The problem
List every line below containing "React".

Material supplied

━━━━━━━━━━━━━━━━

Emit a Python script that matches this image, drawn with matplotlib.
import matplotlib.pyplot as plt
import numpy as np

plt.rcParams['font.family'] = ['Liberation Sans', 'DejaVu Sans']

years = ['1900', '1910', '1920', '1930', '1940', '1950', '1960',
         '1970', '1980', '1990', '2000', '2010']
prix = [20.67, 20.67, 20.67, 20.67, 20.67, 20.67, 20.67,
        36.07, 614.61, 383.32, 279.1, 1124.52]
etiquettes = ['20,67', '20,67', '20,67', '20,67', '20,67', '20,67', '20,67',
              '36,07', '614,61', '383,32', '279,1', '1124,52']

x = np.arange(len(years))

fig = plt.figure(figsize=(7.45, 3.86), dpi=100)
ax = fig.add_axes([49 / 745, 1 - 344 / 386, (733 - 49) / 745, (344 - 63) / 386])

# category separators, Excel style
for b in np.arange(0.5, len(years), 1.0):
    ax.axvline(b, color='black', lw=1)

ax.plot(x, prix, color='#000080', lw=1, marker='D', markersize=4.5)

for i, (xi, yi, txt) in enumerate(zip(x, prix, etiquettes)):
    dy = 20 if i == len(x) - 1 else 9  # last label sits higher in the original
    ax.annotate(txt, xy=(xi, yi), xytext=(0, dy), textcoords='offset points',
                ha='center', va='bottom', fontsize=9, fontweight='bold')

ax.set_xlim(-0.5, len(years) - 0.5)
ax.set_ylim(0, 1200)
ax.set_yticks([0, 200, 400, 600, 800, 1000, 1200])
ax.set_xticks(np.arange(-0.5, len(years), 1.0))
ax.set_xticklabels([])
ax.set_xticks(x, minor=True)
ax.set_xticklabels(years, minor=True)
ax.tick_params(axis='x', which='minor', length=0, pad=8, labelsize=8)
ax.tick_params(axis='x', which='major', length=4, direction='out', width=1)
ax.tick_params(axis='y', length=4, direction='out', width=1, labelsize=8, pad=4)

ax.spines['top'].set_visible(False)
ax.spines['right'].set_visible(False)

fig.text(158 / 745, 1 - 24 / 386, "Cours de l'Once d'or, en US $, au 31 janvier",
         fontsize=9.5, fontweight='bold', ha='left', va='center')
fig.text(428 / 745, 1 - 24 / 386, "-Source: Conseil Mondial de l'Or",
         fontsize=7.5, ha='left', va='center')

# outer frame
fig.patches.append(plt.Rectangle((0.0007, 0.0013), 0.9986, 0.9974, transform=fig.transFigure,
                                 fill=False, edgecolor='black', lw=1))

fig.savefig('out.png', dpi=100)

━━━━━━━━━━━━━━━━

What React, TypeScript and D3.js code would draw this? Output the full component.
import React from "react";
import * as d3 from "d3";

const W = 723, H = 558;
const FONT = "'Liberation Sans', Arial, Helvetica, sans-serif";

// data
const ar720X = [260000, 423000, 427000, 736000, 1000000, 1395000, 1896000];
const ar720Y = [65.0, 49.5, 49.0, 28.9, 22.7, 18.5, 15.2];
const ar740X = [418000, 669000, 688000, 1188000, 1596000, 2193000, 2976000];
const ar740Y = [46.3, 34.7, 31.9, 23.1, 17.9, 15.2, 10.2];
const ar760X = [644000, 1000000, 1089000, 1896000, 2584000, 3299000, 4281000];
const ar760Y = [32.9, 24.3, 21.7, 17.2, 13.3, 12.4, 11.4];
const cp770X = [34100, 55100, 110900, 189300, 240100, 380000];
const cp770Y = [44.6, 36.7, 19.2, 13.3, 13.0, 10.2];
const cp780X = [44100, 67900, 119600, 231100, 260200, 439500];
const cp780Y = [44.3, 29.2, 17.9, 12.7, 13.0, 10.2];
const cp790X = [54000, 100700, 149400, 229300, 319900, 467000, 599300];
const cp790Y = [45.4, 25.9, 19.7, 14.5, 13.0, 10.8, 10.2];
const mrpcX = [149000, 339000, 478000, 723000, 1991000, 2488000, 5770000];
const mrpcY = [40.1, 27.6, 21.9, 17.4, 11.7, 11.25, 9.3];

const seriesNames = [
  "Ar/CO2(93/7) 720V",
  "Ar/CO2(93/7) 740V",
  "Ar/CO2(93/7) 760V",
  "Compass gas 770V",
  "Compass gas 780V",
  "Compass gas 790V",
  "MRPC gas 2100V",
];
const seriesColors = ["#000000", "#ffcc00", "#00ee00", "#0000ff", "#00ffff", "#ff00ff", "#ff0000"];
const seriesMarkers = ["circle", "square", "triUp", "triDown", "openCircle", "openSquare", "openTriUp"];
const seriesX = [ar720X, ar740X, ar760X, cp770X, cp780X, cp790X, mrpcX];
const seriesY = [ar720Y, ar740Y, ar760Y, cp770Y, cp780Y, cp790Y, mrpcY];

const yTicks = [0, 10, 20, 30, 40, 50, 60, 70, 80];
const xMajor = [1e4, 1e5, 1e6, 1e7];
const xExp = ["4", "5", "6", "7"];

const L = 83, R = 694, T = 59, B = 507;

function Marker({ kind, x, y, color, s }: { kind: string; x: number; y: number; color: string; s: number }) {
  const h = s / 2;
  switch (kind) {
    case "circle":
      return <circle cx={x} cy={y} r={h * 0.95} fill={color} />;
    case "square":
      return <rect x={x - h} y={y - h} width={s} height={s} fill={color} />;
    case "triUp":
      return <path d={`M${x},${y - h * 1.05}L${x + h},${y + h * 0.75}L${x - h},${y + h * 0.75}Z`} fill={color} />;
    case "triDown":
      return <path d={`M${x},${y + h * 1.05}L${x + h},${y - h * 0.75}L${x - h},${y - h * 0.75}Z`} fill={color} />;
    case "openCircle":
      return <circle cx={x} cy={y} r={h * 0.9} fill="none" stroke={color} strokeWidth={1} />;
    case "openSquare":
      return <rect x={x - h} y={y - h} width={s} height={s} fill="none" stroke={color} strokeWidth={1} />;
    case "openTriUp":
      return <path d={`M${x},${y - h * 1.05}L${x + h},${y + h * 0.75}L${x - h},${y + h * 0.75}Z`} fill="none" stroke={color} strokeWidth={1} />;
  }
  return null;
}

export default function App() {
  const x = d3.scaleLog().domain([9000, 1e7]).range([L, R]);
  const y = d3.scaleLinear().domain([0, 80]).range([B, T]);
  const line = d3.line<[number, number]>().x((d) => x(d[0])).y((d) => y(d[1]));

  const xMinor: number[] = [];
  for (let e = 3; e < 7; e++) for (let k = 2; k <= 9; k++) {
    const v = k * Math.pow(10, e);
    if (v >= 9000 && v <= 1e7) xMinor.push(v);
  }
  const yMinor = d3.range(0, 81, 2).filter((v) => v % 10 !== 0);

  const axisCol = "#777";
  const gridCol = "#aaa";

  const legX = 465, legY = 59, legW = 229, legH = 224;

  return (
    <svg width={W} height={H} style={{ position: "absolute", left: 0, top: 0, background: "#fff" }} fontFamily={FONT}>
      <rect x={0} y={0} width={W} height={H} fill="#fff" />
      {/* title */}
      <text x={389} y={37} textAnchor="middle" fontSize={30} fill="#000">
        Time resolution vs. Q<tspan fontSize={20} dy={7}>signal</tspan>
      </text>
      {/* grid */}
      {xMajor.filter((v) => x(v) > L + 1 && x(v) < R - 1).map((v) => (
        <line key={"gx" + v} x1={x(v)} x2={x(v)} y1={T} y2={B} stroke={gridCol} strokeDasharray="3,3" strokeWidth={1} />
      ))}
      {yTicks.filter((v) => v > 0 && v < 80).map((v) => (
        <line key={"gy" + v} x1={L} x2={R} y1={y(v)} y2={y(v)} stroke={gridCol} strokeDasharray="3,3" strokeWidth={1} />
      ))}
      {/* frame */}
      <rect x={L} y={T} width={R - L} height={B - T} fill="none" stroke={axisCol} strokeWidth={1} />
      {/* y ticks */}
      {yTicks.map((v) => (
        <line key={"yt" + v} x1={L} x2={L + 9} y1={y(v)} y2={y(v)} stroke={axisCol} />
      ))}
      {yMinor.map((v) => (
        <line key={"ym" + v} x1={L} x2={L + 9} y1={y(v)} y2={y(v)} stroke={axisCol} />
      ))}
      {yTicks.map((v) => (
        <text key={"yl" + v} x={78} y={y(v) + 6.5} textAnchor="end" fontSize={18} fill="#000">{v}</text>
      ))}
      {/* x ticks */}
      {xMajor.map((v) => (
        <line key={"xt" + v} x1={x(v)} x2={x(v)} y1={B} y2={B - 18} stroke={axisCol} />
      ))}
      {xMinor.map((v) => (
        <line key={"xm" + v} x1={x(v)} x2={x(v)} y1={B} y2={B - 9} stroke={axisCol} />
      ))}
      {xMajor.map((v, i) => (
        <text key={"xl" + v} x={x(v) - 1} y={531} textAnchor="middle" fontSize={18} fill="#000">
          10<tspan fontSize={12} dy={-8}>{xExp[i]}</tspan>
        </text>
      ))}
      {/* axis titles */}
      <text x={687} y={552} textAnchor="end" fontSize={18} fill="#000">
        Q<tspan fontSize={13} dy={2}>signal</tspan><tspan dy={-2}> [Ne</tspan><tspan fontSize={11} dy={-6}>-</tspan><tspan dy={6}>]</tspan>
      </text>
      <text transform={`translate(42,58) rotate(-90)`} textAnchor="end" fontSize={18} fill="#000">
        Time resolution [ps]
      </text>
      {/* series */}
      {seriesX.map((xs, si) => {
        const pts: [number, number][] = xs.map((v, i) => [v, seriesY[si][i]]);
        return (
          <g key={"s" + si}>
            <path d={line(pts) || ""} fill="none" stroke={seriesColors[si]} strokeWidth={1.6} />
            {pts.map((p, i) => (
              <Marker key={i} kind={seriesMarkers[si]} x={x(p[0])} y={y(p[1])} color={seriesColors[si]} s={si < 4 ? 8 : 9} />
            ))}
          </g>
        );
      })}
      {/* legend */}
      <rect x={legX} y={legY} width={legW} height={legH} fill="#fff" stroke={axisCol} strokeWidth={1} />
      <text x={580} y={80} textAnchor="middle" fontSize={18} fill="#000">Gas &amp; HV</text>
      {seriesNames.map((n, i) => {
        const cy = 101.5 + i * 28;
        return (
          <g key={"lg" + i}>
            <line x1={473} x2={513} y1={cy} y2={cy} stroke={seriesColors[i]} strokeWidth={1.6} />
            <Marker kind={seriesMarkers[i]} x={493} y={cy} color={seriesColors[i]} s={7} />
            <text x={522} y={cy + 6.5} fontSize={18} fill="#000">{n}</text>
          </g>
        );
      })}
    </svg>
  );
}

━━━━━━━━━━━━━━━━

Result
What React, TypeScript and D3.js code would draw this? Output the full component.
import React from "react";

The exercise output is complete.